## REQUEST
Which lines fall between the line holding "Emit a Python" and the line holding "fig = make_subplots(rows=2, cols=1)", inclusive? Retype them exactly, without the pictures, and add nothing else.

## RAW RECORDS
--- Begin ---

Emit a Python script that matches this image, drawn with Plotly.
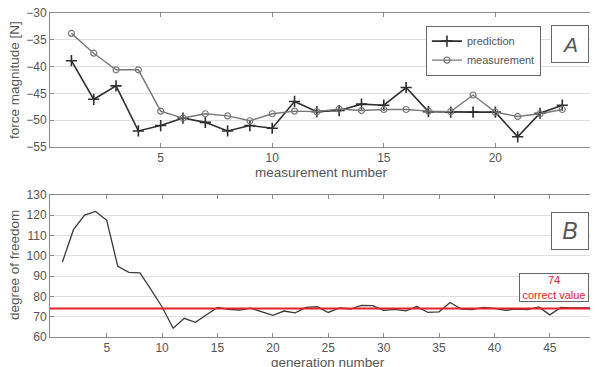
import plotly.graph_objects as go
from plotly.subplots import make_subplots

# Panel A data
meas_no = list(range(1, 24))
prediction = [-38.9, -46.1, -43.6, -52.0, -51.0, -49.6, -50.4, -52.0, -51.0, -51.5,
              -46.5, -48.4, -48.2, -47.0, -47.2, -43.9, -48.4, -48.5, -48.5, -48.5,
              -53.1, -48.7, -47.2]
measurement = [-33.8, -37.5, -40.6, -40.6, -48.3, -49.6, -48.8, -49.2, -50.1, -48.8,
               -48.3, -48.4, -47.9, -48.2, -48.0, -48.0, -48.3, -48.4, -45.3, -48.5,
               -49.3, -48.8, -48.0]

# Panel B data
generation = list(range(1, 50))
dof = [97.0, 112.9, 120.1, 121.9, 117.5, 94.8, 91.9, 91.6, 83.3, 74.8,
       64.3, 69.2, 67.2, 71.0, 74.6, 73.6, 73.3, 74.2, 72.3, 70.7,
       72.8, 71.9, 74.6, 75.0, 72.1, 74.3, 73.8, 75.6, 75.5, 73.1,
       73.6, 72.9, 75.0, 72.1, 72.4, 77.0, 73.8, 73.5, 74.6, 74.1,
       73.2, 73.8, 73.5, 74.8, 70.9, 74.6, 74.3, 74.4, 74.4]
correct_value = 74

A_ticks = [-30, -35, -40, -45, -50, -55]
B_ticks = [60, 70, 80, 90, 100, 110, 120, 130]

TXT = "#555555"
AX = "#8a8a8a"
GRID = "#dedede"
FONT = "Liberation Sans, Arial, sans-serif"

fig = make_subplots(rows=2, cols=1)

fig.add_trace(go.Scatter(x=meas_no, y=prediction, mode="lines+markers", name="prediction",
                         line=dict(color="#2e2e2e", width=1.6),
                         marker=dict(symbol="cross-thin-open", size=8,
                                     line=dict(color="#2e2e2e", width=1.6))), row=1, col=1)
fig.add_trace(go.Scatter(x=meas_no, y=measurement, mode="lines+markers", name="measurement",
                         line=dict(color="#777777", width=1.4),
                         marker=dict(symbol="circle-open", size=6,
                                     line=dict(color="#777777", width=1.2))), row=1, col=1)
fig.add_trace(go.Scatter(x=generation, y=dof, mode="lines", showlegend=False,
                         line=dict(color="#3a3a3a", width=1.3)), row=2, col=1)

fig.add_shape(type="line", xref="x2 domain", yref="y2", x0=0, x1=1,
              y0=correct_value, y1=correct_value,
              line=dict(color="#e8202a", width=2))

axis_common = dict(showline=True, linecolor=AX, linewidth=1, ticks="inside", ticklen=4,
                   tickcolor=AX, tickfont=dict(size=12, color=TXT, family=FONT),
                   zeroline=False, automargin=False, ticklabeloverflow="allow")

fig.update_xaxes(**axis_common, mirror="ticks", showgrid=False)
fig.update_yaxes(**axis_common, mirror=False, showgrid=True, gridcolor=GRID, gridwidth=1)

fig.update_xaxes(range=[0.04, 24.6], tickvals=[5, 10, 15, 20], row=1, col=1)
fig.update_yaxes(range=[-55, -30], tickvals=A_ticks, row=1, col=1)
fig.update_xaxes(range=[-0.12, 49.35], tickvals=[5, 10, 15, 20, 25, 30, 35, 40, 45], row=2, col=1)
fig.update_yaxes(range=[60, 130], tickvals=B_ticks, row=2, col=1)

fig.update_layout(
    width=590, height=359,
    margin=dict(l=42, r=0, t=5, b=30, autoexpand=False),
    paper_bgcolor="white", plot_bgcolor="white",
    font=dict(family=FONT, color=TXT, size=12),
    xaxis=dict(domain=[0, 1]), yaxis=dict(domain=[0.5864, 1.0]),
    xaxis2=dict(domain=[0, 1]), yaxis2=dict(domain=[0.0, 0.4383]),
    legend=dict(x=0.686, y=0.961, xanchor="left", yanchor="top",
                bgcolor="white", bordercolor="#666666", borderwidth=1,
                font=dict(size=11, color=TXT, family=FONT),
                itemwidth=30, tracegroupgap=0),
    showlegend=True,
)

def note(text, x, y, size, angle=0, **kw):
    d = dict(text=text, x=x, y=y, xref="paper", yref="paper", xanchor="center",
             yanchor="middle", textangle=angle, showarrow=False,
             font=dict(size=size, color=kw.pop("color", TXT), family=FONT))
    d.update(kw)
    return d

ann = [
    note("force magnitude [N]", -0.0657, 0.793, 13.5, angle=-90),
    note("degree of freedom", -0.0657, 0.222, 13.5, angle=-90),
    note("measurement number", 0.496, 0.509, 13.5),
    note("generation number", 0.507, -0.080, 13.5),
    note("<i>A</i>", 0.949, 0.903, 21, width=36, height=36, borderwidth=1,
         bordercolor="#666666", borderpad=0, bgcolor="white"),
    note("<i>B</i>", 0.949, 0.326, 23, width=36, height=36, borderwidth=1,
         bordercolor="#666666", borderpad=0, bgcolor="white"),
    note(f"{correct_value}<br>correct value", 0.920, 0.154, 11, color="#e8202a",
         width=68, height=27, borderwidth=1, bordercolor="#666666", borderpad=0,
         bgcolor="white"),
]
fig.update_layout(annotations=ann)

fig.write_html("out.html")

--- End ---
--- Begin ---

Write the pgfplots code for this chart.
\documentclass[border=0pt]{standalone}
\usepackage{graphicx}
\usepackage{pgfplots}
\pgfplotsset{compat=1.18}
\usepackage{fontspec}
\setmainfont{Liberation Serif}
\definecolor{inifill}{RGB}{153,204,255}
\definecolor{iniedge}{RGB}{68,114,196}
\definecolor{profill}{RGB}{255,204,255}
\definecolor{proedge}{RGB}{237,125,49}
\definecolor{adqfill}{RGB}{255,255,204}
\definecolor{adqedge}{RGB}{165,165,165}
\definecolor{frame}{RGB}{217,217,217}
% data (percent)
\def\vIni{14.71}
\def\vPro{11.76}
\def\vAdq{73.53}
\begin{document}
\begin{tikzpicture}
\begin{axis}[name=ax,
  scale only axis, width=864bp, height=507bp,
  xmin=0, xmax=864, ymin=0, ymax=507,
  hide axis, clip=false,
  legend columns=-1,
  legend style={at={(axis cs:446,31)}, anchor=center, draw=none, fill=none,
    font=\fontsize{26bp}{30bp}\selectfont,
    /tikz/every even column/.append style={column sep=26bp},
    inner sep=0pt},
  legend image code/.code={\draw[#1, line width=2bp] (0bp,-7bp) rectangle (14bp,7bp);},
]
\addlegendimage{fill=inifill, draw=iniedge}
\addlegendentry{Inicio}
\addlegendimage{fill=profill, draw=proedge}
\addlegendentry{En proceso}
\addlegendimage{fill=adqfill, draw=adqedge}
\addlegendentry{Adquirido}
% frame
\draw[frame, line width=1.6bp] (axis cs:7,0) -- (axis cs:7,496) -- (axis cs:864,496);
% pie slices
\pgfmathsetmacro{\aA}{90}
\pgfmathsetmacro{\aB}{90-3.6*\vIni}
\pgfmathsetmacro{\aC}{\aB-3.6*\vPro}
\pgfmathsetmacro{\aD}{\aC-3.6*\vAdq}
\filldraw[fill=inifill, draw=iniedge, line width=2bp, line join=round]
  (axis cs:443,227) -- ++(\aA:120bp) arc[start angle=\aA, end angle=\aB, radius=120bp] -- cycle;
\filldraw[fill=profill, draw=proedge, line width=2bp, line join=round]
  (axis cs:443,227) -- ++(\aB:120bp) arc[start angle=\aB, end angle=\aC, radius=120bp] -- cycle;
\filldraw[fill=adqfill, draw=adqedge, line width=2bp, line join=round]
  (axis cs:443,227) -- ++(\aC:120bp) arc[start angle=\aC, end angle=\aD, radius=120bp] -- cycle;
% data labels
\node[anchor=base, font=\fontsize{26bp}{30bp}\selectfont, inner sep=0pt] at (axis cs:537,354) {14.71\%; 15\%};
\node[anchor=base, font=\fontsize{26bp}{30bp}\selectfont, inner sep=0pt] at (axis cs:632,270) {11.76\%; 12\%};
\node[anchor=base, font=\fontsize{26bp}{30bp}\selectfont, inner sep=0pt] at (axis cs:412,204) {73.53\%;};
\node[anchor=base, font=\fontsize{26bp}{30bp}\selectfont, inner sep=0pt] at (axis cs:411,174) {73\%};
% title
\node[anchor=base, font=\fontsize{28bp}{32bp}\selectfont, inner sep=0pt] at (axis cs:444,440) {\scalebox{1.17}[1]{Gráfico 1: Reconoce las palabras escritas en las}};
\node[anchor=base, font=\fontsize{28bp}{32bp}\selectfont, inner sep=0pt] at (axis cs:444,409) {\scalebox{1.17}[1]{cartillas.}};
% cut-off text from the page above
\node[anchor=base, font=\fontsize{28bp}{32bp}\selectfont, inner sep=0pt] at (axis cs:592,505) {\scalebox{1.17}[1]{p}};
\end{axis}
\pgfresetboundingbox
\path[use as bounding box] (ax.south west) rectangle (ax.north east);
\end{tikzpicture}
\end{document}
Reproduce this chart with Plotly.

--- End ---

## EXERCISE RESULT
Emit a Python script that matches this image, drawn with Plotly.
import plotly.graph_objects as go
from plotly.subplots import make_subplots

# Panel A data
meas_no = list(range(1, 24))
prediction = [-38.9, -46.1, -43.6, -52.0, -51.0, -49.6, -50.4, -52.0, -51.0, -51.5,
              -46.5, -48.4, -48.2, -47.0, -47.2, -43.9, -48.4, -48.5, -48.5, -48.5,
              -53.1, -48.7, -47.2]
measurement = [-33.8, -37.5, -40.6, -40.6, -48.3, -49.6, -48.8, -49.2, -50.1, -48.8,
               -48.3, -48.4, -47.9, -48.2, -48.0, -48.0, -48.3, -48.4, -45.3, -48.5,
               -49.3, -48.8, -48.0]

# Panel B data
generation = list(range(1, 50))
dof = [97.0, 112.9, 120.1, 121.9, 117.5, 94.8, 91.9, 91.6, 83.3, 74.8,
       64.3, 69.2, 67.2, 71.0, 74.6, 73.6, 73.3, 74.2, 72.3, 70.7,
       72.8, 71.9, 74.6, 75.0, 72.1, 74.3, 73.8, 75.6, 75.5, 73.1,
       73.6, 72.9, 75.0, 72.1, 72.4, 77.0, 73.8, 73.5, 74.6, 74.1,
       73.2, 73.8, 73.5, 74.8, 70.9, 74.6, 74.3, 74.4, 74.4]
correct_value = 74

A_ticks = [-30, -35, -40, -45, -50, -55]
B_ticks = [60, 70, 80, 90, 100, 110, 120, 130]

TXT = "#555555"
AX = "#8a8a8a"
GRID = "#dedede"
FONT = "Liberation Sans, Arial, sans-serif"

fig = make_subplots(rows=2, cols=1)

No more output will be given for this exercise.